5.9 The Committee shall discuss with Internal Auditing the overall scope and plans for their internal audits, including the adequacy of staffing, and coordination of the scope with the Independent Auditor.

5.10 The Committee shall periodically receive reports from and discuss with the Company's General Counsel the adequacy of the policies and practices of the Company related to compliance with key regulatory requirements, conflicts of interest and ethical conduct, including any potential or actual conflicts of interest involving directors or officers of the Company.
5.11 The Committee shall periodically receive reports from and discusswith the Company's General Counsel any material government investigations, litigation or legal matters.

5.12 The Committee shall review the appointment and replacement of the Company's senior internal auditing executive.
Scope of Responsibilities
6.1 The Committee shall:

a. Review and reassess the adequacy of this Charter annually and recommend any proposed changes to the Board for approval.

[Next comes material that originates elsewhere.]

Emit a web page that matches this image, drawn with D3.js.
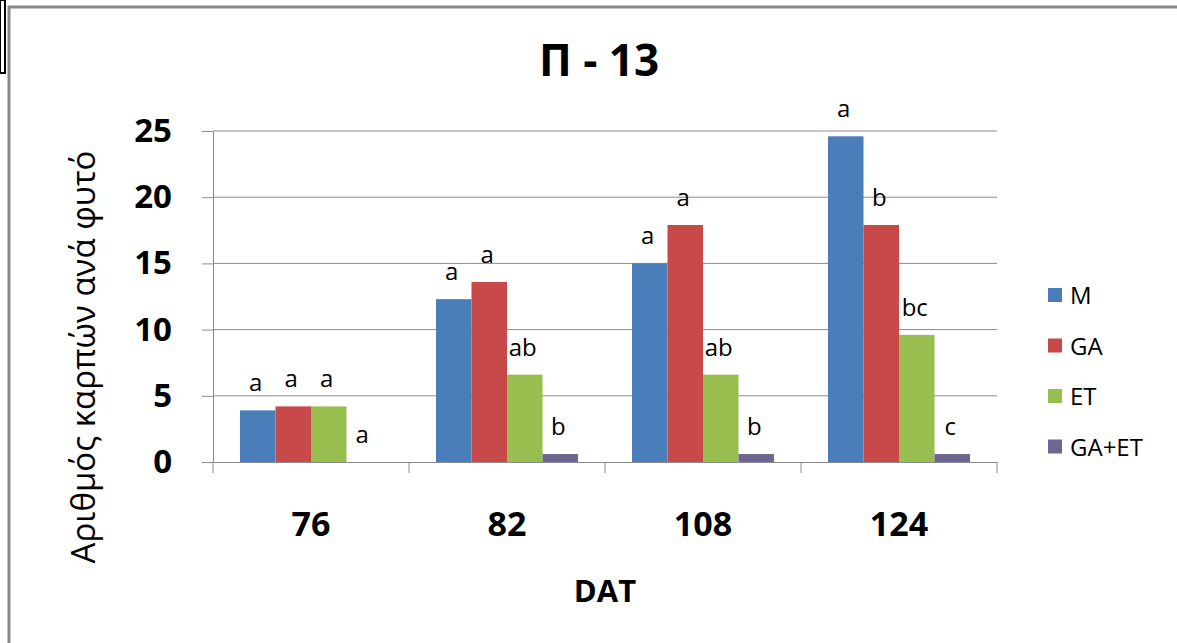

b. Prepare the report required by the rules of the Securities and Exchange Commission to be included in the Company's annual proxy statement.
6.2 While the Committee has the responsibilities and powers set forth in this Charter, it is not the duty of the Committee to plan or conduct audits or to determine that the Company's financial statements are complete and accurate and are in accordance with generally accepted accounting principles. This is the responsibility of management and the Independent Auditor. Nor is it the duty of the Committee to conduct investigations, to resolve disagreements, if any, between management and the Independent Auditor or to assure compliance with laws and regulations and the Company's Code of Conduct.

The following policy on the use of Lucent's Independent Auditors became effective upon the approval of the Board of Directors at its February 2002 Meeting.


Effective immediately, the independent auditors, PricewaterhouseCoopers (PwC), shall be engaged only to provide audit, audit-related, tax, and other accounting and financial-related services. All existing contracts for consulting services to be performed by PwC shall continue until the earlier of the completion of services or contract termination in accordance with the terms and conditions of such contract. Effective immediately, Lucent will not engage PwC or request PwC to bid for any new consulting services, as defined.

Scope of Services

Allowable Traditional Services:

Audit and related services: Examples include accounting research and services related to SEC filings; carve-out audits; benefit plan audits and statutory audits.
Tax services: Examples include tax research; international tax services; tax assistance and compliance in international locations; assistance with transfer pricing; expatriate tax services; assistance with other taxes including state and local taxes; sales and use taxes; customs and duties.
Risk Management Services: Examples include systems pre-implementation reviews; security consultations and reviews; business continuity planning and consulting.
Financial Services: Examples include due diligence reviews; assistance with contract manufacturing; dispute resolution and litigation support.
Non-Allowable Consulting Services:
PwC Consulting Services: Examples include financial systems design and implementation; other information technology systems design and implementation; process consulting; sales support system and process consulting.
Internal Audit Services: An example includes internal audit outsourcing.
Valuation Services: Examples include valuation of in-process research and development in an acquisition; valuation of intellectual property; valuation of goodwill and other intangibles.
Actuarial Services: Examples include actuarial services in connection with pension and other defined employee benefit plans.